■ **Task instructions**
Copy out the line that contains "Output the Python", the line that contains "ax=ax, zorder=2)", and every line between them, exactly, and nothing else.
+-------+
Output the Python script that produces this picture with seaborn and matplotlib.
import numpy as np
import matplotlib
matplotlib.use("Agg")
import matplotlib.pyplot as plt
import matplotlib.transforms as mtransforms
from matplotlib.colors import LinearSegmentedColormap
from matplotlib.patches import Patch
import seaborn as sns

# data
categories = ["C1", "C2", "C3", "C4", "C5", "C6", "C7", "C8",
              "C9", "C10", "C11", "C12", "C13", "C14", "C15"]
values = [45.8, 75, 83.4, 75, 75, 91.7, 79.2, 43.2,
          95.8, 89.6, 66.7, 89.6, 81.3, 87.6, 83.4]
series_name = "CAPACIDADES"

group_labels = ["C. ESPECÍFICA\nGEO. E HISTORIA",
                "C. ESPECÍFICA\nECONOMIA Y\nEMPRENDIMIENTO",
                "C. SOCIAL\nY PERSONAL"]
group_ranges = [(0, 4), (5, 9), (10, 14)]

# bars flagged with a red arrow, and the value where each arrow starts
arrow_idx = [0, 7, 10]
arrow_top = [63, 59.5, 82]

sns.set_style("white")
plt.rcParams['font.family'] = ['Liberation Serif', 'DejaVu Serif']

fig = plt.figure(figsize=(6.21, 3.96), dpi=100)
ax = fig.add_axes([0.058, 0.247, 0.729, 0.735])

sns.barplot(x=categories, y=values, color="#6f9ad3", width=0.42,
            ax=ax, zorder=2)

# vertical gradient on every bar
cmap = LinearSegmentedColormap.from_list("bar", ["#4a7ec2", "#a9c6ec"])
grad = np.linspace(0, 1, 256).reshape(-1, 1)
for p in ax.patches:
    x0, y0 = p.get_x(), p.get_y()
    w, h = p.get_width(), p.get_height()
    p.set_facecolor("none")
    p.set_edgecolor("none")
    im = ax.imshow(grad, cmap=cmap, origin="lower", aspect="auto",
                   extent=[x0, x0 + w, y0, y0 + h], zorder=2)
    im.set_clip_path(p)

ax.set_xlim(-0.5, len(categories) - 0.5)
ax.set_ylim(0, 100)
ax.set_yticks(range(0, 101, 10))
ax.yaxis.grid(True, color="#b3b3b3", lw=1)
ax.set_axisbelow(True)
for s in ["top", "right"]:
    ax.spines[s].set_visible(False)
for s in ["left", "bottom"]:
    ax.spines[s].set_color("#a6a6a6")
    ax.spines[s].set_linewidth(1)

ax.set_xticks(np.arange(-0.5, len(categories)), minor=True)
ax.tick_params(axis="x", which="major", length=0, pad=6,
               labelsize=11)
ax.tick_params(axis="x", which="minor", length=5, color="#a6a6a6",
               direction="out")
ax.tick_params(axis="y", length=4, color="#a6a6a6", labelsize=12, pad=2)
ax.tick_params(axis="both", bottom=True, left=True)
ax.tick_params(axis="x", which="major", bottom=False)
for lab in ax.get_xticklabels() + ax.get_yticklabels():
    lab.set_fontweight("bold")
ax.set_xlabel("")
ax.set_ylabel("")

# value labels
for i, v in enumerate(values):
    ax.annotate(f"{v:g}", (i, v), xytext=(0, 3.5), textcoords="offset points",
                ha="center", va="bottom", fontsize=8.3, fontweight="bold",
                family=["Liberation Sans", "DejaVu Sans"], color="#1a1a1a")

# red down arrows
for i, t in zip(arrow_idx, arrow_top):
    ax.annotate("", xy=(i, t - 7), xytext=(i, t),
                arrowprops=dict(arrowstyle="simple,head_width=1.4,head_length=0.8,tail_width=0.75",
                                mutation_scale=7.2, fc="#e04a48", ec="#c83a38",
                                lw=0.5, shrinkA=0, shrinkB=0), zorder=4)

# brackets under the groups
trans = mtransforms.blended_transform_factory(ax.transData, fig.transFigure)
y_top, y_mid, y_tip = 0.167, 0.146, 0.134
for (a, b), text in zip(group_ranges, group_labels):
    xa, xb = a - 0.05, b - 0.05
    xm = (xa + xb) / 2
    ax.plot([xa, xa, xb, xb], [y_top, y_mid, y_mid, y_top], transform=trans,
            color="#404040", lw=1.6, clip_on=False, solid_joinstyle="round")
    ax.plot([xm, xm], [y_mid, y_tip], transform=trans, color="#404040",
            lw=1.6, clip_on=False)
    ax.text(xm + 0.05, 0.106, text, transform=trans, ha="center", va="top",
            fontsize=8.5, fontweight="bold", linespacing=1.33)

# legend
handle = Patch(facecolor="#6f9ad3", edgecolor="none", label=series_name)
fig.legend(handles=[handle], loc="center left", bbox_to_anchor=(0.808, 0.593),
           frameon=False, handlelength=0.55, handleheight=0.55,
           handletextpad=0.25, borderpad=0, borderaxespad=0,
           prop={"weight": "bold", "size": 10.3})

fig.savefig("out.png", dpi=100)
+-------+
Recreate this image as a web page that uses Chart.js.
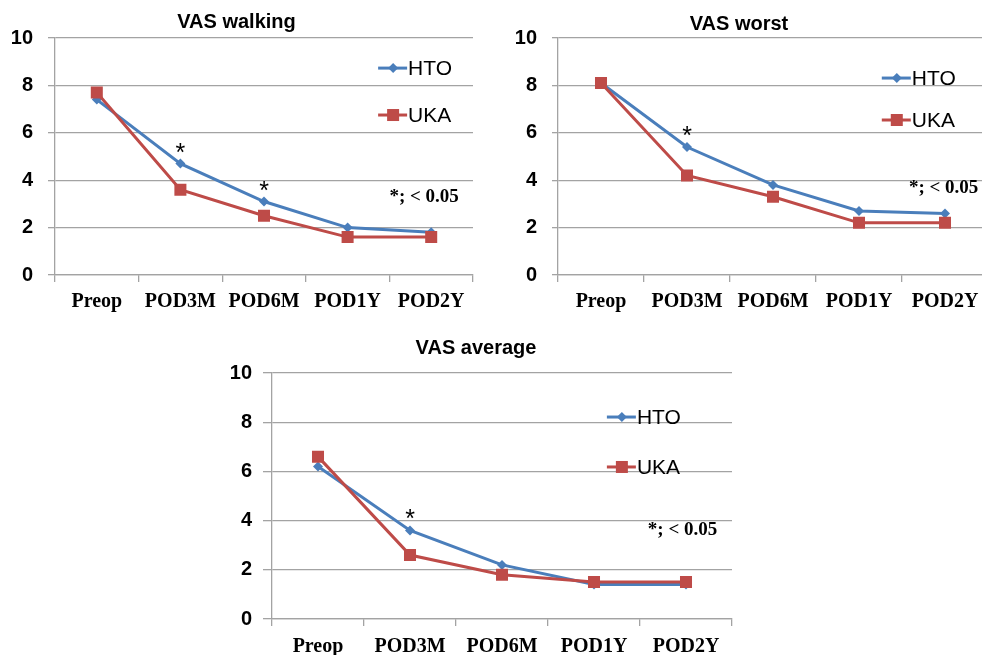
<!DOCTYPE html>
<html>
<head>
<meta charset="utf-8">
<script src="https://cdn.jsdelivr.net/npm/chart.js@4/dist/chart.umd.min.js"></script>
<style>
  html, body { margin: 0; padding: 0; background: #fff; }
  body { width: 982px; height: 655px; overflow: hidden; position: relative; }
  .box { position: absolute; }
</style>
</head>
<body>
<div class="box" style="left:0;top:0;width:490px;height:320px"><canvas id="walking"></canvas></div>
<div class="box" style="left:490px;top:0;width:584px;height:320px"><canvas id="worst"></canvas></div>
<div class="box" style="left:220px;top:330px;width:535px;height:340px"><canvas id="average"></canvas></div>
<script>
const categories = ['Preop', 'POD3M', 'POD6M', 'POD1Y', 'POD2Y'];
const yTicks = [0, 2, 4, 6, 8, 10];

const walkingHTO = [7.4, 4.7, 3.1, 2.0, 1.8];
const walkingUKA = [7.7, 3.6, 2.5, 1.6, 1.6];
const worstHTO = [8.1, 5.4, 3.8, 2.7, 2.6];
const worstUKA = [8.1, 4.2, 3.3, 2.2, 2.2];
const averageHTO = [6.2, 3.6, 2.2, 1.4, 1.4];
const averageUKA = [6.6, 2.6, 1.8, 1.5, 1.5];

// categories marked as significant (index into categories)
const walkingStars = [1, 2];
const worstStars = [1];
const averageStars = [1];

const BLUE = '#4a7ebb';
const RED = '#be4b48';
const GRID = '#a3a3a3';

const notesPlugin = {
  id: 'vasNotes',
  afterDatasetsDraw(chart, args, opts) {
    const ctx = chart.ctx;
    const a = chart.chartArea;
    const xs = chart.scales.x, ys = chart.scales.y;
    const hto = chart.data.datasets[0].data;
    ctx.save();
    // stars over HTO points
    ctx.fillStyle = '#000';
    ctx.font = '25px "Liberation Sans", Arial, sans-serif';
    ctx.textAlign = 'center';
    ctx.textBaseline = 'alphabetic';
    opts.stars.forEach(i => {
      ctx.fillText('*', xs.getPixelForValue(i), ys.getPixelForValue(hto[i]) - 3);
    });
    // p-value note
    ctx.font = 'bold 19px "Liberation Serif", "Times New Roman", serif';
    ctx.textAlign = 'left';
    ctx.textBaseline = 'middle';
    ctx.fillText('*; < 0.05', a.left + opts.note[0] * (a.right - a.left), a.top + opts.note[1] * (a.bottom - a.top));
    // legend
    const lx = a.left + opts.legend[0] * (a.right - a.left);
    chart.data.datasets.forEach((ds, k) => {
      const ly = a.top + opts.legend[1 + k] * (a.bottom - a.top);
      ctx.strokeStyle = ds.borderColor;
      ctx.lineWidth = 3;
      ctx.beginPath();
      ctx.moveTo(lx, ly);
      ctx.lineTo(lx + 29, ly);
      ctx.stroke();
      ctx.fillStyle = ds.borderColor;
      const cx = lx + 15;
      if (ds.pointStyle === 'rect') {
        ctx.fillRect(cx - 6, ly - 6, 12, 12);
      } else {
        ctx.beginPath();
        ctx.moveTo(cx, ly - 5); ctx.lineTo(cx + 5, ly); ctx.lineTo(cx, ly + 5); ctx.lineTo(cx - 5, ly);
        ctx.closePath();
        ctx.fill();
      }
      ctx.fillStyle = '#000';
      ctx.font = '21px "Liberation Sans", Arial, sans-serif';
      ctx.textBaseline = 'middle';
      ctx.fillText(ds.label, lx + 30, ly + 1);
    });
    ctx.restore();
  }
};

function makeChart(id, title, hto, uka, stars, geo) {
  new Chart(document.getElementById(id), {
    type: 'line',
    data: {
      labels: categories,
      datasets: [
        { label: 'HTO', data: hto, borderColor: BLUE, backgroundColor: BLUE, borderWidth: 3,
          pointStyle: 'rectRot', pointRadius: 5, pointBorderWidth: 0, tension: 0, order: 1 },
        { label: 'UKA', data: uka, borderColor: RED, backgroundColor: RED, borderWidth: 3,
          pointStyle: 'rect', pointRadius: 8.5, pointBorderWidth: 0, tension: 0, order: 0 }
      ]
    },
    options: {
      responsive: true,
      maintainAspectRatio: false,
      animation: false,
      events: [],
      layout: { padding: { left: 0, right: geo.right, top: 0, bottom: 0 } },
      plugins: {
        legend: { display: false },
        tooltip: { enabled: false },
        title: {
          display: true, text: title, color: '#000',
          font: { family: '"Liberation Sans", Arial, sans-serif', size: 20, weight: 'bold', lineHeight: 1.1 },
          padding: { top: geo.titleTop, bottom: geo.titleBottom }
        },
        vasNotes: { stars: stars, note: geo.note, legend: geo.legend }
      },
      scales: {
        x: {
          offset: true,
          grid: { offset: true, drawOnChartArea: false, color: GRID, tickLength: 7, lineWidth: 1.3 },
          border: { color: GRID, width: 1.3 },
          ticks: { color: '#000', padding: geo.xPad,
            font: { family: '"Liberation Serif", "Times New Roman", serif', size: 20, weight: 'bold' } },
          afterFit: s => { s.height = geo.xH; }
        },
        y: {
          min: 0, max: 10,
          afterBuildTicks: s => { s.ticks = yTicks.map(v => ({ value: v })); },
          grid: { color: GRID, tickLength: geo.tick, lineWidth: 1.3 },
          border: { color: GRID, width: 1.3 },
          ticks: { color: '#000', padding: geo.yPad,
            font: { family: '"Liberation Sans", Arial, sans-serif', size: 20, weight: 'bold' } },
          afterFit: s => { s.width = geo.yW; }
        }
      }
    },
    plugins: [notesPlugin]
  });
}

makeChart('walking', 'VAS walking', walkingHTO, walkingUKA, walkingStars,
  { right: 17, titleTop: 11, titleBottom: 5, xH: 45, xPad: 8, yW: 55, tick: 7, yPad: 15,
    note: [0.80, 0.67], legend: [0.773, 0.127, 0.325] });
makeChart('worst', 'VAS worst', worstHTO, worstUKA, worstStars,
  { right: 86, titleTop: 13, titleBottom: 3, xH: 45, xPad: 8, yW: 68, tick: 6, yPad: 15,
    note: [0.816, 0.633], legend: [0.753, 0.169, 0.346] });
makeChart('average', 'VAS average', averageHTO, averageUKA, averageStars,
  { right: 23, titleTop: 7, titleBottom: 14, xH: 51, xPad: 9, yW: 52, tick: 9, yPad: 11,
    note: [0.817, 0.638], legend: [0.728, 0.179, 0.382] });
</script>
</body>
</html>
+-------+
■ **Written solution**
Output the Python script that produces this picture with seaborn and matplotlib.
import numpy as np
import matplotlib
matplotlib.use("Agg")
import matplotlib.pyplot as plt
import matplotlib.transforms as mtransforms
from matplotlib.colors import LinearSegmentedColormap
from matplotlib.patches import Patch
import seaborn as sns

# data
categories = ["C1", "C2", "C3", "C4", "C5", "C6", "C7", "C8",
              "C9", "C10", "C11", "C12", "C13", "C14", "C15"]
values = [45.8, 75, 83.4, 75, 75, 91.7, 79.2, 43.2,
          95.8, 89.6, 66.7, 89.6, 81.3, 87.6, 83.4]
series_name = "CAPACIDADES"

group_labels = ["C. ESPECÍFICA\nGEO. E HISTORIA",
                "C. ESPECÍFICA\nECONOMIA Y\nEMPRENDIMIENTO",
                "C. SOCIAL\nY PERSONAL"]
group_ranges = [(0, 4), (5, 9), (10, 14)]

# bars flagged with a red arrow, and the value where each arrow starts
arrow_idx = [0, 7, 10]
arrow_top = [63, 59.5, 82]

sns.set_style("white")
plt.rcParams['font.family'] = ['Liberation Serif', 'DejaVu Serif']

fig = plt.figure(figsize=(6.21, 3.96), dpi=100)
ax = fig.add_axes([0.058, 0.247, 0.729, 0.735])

sns.barplot(x=categories, y=values, color="#6f9ad3", width=0.42,
            ax=ax, zorder=2)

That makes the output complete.